For spell checking an adoc-file meta-information should be available to find out what parts of a macro contain information that should be spell checked

In general, just having source information for each node will help a lot here. I do like the idea that nodes self identify as having content that should be considered / processed by a spell checker...or perhaps something more high level. Certainly a great idea to consider.

All in all, the key point to keep in mind is that one of the key goals is to parse the language fully. When AsciiDoc began, it was a streaming processor that offered no access to a parsed document. Asciidoctor introduced a document model and parsed down to the block level. The standard language will require that mapping to be complete down to the lowest reasonable level, certainly inline nodes and maybe even characters.

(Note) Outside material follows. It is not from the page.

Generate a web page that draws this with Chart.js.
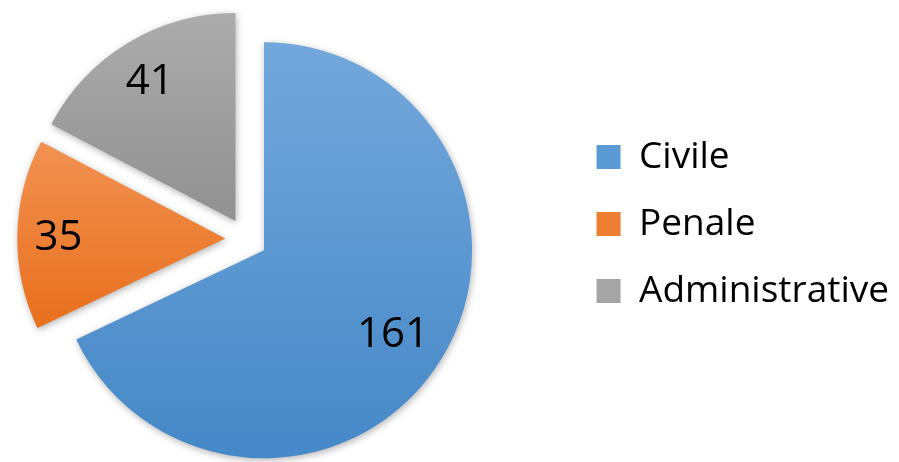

Re: Scope ideas from an IDE perspective

Submitted by Aleksey Kladov on Thu, 11/19/2020 - 15:02

I'd like to add one more ask from an IDE perspective. I do IDEs professionally, but I haven't done IDE for markup langauges, so this is medium-level confidnce.

My understanding is that today `include` directive works by raw textual inclusion, much like C's include. That's a bit problemantic from an IDE perspective, as it precludes building an AST for an isolated file. Ability to parse document without accessing context is something that makes life of IDE writers much easier, as it allows parsing documents in parallel, in isolation and with trivial cache invalidation rule.

A possible solution here is to make `include` more structured and require it to work on a DOM level. That is, processor conceptually *first* parses both files in isolation and builds a syntax/documnt tree, and then it inserts a subdocument's tree into the main doc.

One request

Submitted by Phil Beauvoir on Fri, 07/03/2020 - 03:56

Just please don't rename it to "Eclipse AsciiDocium".

If I can choose only one thing... or two..

Submitted by Ioannis Stavrakakis on Wed, 11/10/2021 - 05:18

I would go for the procedure and the task suggestions.

Those two alone will standardize at least 70% of my content issues.